Living in this pure, cold place has changed me.

I feel so much nearer to God.  I also feel turned upside-down.

I feel upside-down and inside-out.  I feel so utterly exposed to myself: all my faults, all the things that I want to finally finish and change.  I am shocked and at times disheartened at all I still have yet to do.

This is the year, though, that I have prayed and longed for.  A time to finally truly endure the change that I so long to undergo.

I love to walk in the deep snow.  I leave the paths skied out by others and I plunge into the depths joyfully with my happy snowshoes.  Matthew knows me well enough to give me that time every once in a while.

I love to lose myself in the trees and the snow.  I love the work and the effort of sinking into snow that deep.  I love the pounding of my heart and the cold, crisp air and the whispers of the pines.

I love the prayer and the reverie.  I feel washed clean.

And even though I feel absolutely upside-down and sometimes confused by the things going on in my life and heart, I have this hope that I hold on to: that one day, one day, I will become what I was meant to become.

“And blessed is she that believed: for there shall be a performance of those things which were told her from the Lord.”

– Luke 1:45

5 Responses

  1. Jessie

    Love that scripture. Love you.

    January 12, 2014 at 4:13 am

  2. Emily

    I am always so touched, even moved, by your posts! The beauty and innocence around you there is both breathtaking and mind-boggling. I can’t imagine being in that much space to live peacefully, quietly among the trees; and yet, somehow, I read your blog and always wonder what I must be missing by not doing so. What a beauiful spirit you have! Thank you for sharing your heart with the world.

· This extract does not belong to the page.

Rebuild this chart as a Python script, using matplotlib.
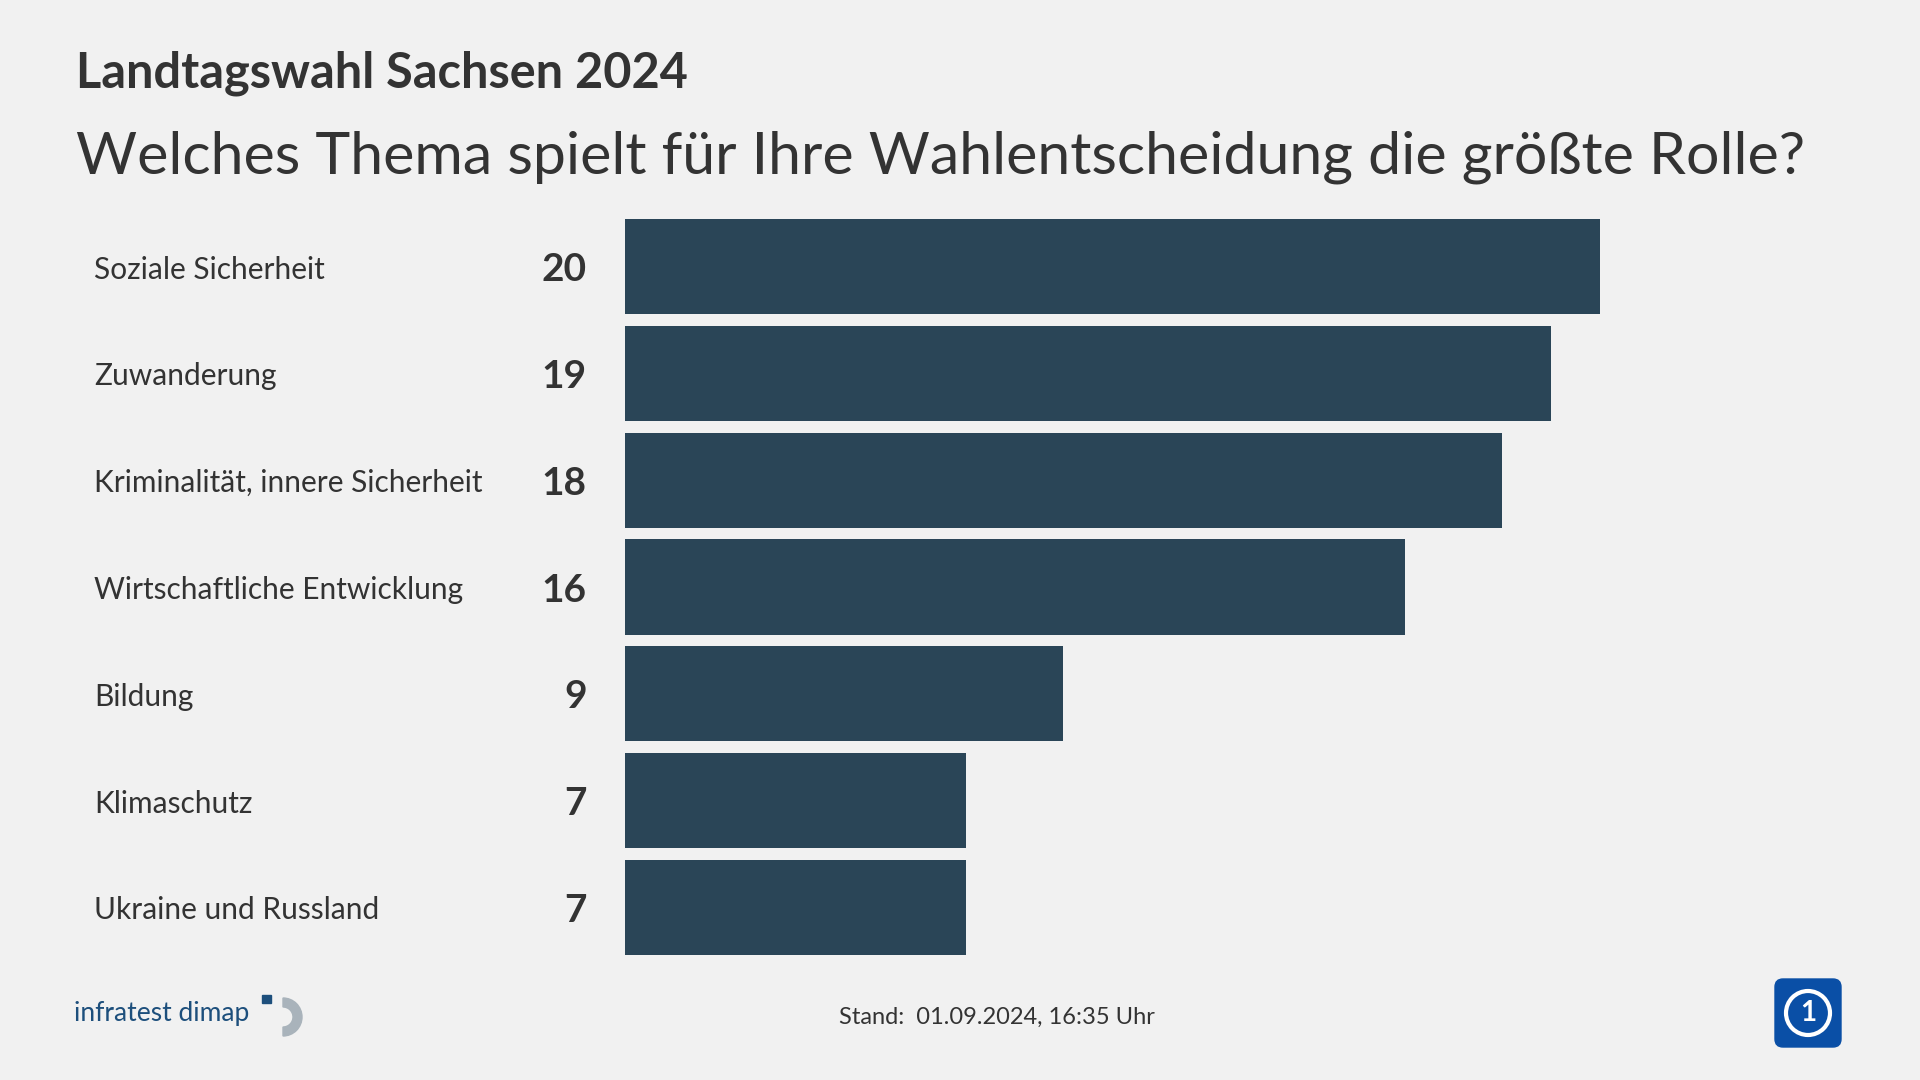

    January 12, 2014 at 10:27 am

  3. Rachel B

    Your pictures are killing me! So glad moving turned out to be so perfect for you and your family. Looks like the perfect place for soul searching!

    January 13, 2014 at 4:37 pm

  4. I love this. Your magical word gives you the space you need for change and stops all time. This will be your year.

    January 15, 2014 at 9:18 pm

  5. Debbie Domenici

    What absolutely beautiful pictures and thoughts! You are a wonderful example to me. Thank you for sharing your innermost thoughts and inspiring messages! Love you!